When Safety Signs Are Required in the Workplace
Safety signs are not optional additions to a workplace. They are required wherever hazards exist and risks must be clearly communicated. Knowing when safety signs are required is essential for compliance, risk management, and duty of care. This guide explains the situations that require safety signage, how to identify those requirements, and why absence or misuse creates legal and safety risk.
Why the question of when matters
Many organisations focus on which safety signs to use, but overlook the more fundamental question of when signage is required. This gap often leads to under-signage, inconsistent placement, or reactive installation after an incident.
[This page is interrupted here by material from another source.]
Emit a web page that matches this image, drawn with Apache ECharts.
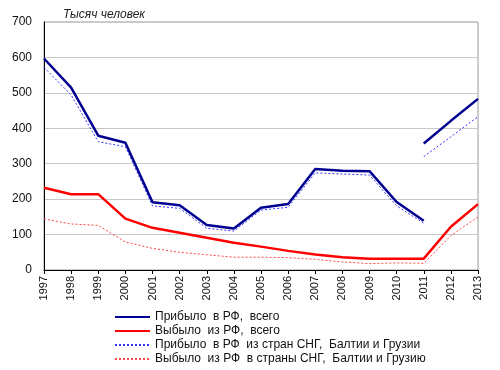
<!DOCTYPE html>
<html><head><meta charset="utf-8">
<script src="https://cdn.jsdelivr.net/npm/echarts@6/dist/echarts.min.js"></script>
<style>html,body{margin:0;padding:0;background:#fff}#c{width:500px;height:370px}</style>
</head><body><div id="c"></div>
<script>
const years = ['1997','1998','1999','2000','2001','2002','2003','2004','2005','2006','2007','2008','2009','2010','2011','2012','2013'];
const arrivedTotalA = [597,515,379,359,191,183,127,117,176,186,285,280,279,192,139,'-','-'];
const arrivedTotalB = ['-','-','-','-','-','-','-','-','-','-','-','-','-','-',357,421,483];
const departedTotal = [232,214,214,145,119,105,91,77,66,54,44,36,32,32,32,122,186];
const arrivedCisA = [572,494,362,348,181,174,118,110,169,177,274,271,268,181,132,'-','-'];
const arrivedCisB = ['-','-','-','-','-','-','-','-','-','-','-','-','-','-',320,376,433];
const departedCis = [144,130,126,79,61,50,43,36,36,35,30,23,18,20,19,97,150];
const names = ['Прибыло  в РФ,  всего','Выбыло  из РФ,  всего','Прибыло  в РФ  из стран СНГ,  Балтии и Грузии','Выбыло  из РФ  в страны СНГ,  Балтии и Грузию'];

const chart = echarts.init(document.getElementById('c'), null, {renderer:'canvas'});
const font = 'Liberation Sans, Arial, sans-serif';
function s(name, data, color, width, type){
  return {name, type:'line', data, symbol:'none', connectNulls:false,
    lineStyle:{color, width, type}, itemStyle:{color}, animation:false};
}
chart.setOption({
  animation:false,
  textStyle:{fontFamily:font},
  title:{text:'Тысяч человек', left:58, top:4, textStyle:{fontSize:12, fontStyle:'italic', fontWeight:'normal', color:'#222', fontFamily:font}},
  grid:{left:44, right:22, top:22, bottom:100, show:true, borderColor:'#999', borderWidth:1},
  legend:{orient:'vertical', left:114, top:310, padding:0, itemWidth:35, itemHeight:8, itemGap:0,
    itemStyle:{color:'transparent', borderColor:'transparent', borderWidth:0, opacity:0},
    data:names, textStyle:{fontSize:12, color:'#111', fontFamily:font, lineHeight:14}},
  xAxis:{type:'category', data:years, boundaryGap:false,
    axisLine:{lineStyle:{color:'#000'}}, axisTick:{show:true, length:4, lineStyle:{color:'#000'}},
    axisLabel:{rotate:90, fontSize:11, color:'#111', margin:6, fontFamily:font}},
  yAxis:{type:'value', min:0, max:700, interval:100,
    axisLine:{show:true, lineStyle:{color:'#000'}}, axisTick:{show:false},
    splitLine:{lineStyle:{color:'#c8c8c8', width:1}},
    axisLabel:{fontSize:12, color:'#111', margin:12, fontFamily:font}},
  series:[
    s(names[2], arrivedCisA, '#3333ff', 1, [2,2]),
    s(names[2], arrivedCisB, '#3333ff', 1, [2,2]),
    s(names[3], departedCis, '#ff4444', 1, [2,2]),
    s(names[0], arrivedTotalA, '#000090', 2.5, 'solid'),
    s(names[0], arrivedTotalB, '#000090', 2.5, 'solid'),
    s(names[1], departedTotal, '#ff0000', 2.5, 'solid')
  ]
});
</script></body></html>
Safety signs are required based on risk exposure, not convenience, aesthetics, or assumptions about experience.
Hazards trigger the requirement for safety signs
Safety signs are required wherever hazards exist that cannot be eliminated or fully controlled through other means. If a risk remains after engineering controls, procedures, or training are applied, signage is required to communicate that risk.
This includes permanent hazards, temporary hazards, and hazards introduced during maintenance, abnormal operations, or emergencies.
Common situations that require safety signage
- Machinery with moving or rotating parts.
- Electrical installations and live equipment.
- Areas requiring personal protective equipment.
- Restricted or controlled access zones.
- Fire fighting equipment locations.
- Emergency exits and escape routes.
- Chemical storage and handling areas.
In each case, signage communicates either the presence of danger, required behaviour, prohibited actions, or emergency guidance.
Temporary conditions also require signage
Safety sign requirements are not limited to permanent installations. Temporary hazards must be clearly marked for the duration of the risk.
This includes construction activities, maintenance work, cleaning operations, and changes to normal traffic or access routes. Once the hazard is removed, temporary signage should also be removed to avoid confusion.
Why experience does not remove the requirement
A common misconception is that experienced staff do not need safety signs. This assumption ignores fatigue, distraction, routine drift, and the presence of contractors or visitors.
Safety signage must assume no prior knowledge. Its role is to provide immediate visual reinforcement regardless of familiarity with the environment.
Legal and compliance considerations
From a compliance perspective, the absence of required safety signage is difficult to defend. Inspectors and investigators assess whether hazards were clearly identified and communicated using recognised methods.
Failure to provide signage where required can be interpreted as a failure to take reasonable steps to protect people from harm.
How to determine where signage is required
- Identify hazards through formal risk assessments.
- Determine residual risk after other controls are applied.
- Select appropriate signage to communicate remaining risks.
- Install signs at the point of exposure, not after it.
- Review signage regularly as conditions change.
Safety signage should always be proactive, not reactive.